▸ WHAT IS EXPECTED
From the entries below, gather each line containing the word "LaTeX".

==== INPUT MATERIAL ====

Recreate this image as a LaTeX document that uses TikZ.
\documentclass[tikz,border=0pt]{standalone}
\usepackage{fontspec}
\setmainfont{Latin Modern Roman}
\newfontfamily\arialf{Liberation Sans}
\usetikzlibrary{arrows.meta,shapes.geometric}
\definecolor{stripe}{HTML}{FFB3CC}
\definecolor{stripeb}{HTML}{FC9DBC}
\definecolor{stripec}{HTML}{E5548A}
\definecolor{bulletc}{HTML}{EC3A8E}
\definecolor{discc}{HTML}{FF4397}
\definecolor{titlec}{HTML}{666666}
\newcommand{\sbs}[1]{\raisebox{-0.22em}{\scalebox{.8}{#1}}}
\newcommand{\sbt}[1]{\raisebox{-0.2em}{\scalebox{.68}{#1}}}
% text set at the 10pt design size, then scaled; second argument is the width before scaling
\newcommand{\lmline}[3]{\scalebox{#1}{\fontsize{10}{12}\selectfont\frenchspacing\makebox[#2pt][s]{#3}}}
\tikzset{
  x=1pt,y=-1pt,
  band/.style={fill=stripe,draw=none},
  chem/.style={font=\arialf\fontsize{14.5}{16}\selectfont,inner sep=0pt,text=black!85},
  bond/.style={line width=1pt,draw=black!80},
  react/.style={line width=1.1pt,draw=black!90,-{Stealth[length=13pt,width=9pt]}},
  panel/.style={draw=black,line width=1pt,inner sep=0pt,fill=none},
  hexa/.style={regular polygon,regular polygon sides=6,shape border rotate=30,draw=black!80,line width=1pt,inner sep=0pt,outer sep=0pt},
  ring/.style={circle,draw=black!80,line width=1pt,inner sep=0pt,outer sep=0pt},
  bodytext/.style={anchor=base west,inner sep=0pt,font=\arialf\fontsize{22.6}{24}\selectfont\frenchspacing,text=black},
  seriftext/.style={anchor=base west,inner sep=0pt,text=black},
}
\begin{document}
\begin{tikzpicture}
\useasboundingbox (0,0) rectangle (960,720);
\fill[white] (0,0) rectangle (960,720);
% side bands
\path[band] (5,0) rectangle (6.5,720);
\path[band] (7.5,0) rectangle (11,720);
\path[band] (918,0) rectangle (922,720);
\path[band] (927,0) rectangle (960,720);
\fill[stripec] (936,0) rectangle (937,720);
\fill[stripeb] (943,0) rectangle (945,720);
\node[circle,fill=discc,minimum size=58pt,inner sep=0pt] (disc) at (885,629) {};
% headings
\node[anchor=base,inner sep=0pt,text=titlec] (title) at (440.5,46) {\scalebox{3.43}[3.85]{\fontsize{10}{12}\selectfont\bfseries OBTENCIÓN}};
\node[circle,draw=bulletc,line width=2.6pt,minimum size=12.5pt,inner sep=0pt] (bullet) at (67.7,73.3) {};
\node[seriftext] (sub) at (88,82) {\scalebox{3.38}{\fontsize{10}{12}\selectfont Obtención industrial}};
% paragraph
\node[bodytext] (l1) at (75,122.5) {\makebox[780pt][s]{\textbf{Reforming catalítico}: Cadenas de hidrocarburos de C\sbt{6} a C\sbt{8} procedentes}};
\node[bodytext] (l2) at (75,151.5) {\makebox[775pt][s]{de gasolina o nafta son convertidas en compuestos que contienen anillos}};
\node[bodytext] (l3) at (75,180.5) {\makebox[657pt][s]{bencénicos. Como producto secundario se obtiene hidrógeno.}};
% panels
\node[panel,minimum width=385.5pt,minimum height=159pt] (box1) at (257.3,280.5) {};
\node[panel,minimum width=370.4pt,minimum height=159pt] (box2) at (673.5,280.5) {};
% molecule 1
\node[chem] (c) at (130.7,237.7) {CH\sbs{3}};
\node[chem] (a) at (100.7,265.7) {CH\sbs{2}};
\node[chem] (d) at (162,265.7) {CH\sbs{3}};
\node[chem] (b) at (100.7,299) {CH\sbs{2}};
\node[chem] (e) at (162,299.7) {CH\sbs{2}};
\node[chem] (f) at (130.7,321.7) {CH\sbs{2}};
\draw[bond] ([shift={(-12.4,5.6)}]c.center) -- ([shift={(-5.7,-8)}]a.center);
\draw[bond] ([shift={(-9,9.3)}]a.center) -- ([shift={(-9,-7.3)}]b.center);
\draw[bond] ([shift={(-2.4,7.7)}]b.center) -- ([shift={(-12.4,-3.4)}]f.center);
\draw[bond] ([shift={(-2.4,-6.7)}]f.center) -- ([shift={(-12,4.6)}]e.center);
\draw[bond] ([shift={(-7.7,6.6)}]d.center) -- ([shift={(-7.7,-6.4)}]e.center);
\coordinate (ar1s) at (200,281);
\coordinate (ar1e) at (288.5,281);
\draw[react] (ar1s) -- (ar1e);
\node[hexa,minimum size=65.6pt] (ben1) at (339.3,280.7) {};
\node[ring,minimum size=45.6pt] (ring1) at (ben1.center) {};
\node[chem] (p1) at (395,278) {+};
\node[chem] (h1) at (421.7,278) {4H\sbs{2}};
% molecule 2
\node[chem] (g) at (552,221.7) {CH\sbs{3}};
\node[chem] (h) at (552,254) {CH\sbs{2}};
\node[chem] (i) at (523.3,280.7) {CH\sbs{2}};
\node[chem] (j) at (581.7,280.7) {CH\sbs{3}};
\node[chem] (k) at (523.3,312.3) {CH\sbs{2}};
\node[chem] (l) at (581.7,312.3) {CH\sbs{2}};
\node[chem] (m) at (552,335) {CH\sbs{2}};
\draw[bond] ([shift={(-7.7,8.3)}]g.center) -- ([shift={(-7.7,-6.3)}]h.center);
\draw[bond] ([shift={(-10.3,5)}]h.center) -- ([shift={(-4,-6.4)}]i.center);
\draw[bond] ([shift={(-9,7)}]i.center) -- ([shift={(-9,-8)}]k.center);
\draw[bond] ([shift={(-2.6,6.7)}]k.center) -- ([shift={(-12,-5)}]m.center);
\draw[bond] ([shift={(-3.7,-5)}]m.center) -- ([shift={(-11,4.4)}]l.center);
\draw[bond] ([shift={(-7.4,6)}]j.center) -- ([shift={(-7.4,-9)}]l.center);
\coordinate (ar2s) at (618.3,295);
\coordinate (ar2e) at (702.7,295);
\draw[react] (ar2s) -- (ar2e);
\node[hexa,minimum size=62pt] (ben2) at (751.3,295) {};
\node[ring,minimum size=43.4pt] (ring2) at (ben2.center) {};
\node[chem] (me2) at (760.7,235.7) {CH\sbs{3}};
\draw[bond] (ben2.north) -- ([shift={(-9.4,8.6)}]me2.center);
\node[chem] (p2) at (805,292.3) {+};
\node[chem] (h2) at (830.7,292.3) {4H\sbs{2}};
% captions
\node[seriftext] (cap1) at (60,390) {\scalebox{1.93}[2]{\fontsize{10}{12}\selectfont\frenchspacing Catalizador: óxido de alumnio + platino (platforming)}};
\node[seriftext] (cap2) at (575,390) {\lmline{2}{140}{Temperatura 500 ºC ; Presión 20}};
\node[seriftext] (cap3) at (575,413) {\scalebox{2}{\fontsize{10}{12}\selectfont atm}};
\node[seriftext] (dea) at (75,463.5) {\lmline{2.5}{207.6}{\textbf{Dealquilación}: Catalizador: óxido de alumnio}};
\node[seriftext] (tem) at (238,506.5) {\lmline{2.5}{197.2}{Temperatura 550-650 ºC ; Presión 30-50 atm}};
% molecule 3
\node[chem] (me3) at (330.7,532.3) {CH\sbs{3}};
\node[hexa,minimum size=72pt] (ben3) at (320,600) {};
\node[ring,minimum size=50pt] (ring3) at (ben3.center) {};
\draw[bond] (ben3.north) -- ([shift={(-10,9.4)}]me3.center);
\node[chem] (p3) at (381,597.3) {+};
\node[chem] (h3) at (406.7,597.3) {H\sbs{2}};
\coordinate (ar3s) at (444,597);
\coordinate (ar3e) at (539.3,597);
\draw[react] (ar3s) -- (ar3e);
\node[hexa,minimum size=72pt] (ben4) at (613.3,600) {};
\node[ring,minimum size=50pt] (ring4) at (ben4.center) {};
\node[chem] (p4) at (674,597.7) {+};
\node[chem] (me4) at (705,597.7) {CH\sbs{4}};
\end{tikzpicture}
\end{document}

====
==== INPUT MATERIAL ====

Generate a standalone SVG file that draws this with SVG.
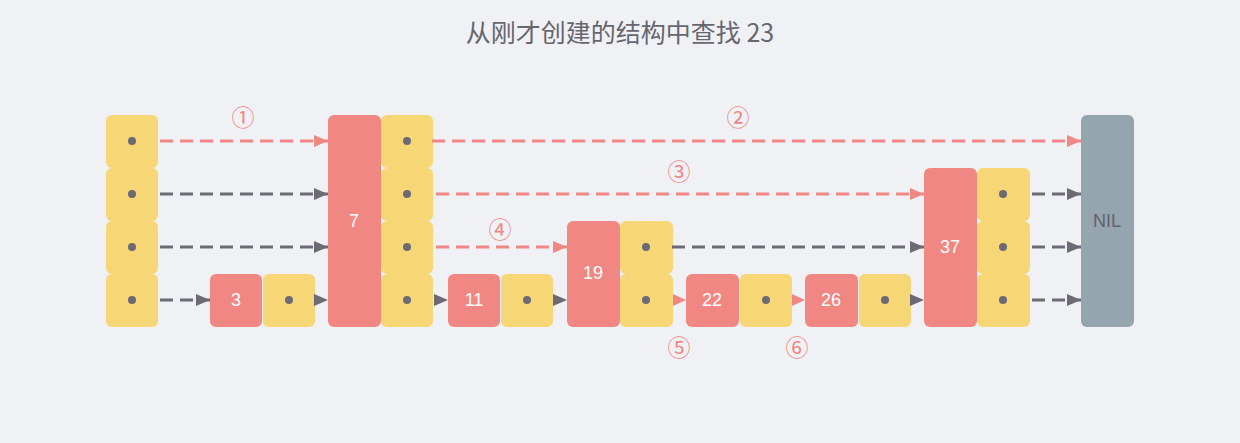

====
==== INPUT MATERIAL ====

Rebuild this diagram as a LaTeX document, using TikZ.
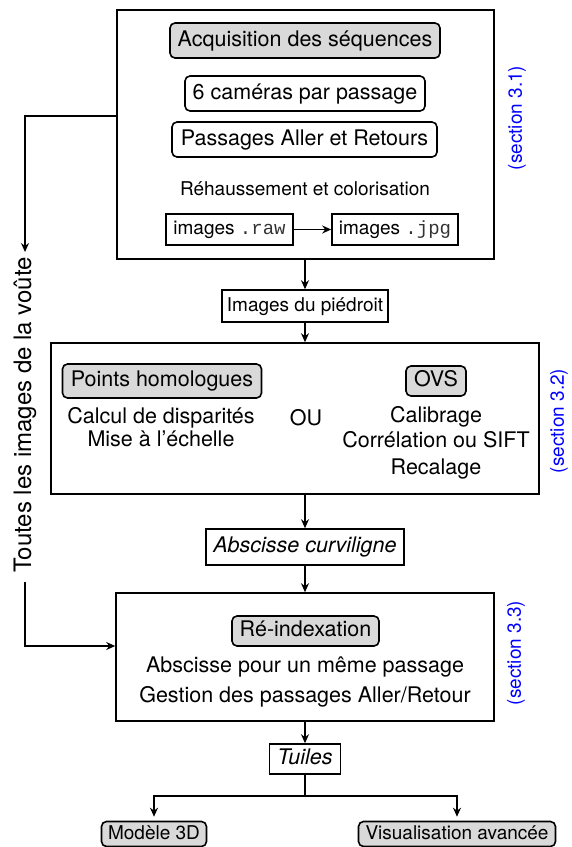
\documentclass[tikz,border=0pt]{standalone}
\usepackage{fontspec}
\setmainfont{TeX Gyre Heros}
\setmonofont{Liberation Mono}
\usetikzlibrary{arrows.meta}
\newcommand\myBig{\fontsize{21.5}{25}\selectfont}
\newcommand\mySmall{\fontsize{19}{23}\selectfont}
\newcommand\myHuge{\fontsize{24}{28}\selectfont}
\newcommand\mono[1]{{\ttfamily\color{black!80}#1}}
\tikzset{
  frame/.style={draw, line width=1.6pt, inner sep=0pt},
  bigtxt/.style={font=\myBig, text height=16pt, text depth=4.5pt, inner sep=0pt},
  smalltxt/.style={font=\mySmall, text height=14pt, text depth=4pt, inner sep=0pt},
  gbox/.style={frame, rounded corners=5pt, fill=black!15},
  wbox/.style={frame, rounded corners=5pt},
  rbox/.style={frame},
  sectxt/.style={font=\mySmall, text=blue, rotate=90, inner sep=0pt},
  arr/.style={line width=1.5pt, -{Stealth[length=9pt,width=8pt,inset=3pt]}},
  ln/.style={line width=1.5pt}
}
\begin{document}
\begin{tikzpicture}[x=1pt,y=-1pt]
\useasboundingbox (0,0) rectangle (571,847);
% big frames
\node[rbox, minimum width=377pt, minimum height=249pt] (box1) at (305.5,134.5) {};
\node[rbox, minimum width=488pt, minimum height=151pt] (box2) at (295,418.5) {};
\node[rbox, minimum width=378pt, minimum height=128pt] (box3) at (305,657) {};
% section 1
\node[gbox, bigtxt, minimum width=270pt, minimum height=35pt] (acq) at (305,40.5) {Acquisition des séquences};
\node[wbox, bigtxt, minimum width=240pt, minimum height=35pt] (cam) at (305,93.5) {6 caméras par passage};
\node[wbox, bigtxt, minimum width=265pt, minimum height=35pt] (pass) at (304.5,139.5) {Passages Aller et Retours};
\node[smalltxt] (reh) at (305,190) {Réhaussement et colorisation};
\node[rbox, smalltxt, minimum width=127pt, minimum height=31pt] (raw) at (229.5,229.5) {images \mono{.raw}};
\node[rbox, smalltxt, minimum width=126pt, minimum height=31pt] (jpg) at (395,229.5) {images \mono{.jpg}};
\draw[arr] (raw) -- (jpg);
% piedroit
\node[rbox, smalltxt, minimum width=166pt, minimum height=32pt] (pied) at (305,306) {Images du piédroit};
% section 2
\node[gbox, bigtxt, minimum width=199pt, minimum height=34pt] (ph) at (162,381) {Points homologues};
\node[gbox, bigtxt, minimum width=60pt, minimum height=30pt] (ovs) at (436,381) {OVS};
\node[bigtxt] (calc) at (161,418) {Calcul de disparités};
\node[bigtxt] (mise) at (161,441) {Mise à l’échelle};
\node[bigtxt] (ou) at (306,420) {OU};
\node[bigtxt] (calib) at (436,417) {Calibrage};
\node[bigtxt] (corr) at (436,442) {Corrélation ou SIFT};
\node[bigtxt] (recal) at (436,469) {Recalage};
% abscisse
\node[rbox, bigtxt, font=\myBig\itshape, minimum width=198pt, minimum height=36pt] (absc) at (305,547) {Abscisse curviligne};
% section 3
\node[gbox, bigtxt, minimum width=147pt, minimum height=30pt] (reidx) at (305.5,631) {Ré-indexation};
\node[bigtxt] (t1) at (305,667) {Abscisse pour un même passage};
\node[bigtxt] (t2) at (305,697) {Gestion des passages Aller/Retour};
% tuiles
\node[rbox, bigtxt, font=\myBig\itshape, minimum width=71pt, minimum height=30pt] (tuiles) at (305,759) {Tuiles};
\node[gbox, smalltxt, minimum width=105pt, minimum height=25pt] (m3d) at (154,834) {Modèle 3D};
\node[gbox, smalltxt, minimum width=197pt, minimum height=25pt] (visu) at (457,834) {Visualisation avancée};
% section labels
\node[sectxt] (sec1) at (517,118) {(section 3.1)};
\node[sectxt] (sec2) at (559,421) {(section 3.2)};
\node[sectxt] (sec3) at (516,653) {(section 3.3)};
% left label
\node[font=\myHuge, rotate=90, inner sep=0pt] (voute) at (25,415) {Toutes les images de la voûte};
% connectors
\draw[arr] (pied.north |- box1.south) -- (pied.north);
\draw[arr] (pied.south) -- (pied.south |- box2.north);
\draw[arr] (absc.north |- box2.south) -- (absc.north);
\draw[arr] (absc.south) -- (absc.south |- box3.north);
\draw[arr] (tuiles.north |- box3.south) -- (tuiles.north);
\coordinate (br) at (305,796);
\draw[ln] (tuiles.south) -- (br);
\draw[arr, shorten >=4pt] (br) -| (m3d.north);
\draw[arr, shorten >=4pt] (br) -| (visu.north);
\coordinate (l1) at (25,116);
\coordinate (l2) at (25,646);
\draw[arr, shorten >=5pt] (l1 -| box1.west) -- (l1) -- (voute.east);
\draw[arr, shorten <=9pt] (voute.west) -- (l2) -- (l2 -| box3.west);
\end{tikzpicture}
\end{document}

====

▸ RIGHT ANSWER
Recreate this image as a LaTeX document that uses TikZ.
Rebuild this diagram as a LaTeX document, using TikZ.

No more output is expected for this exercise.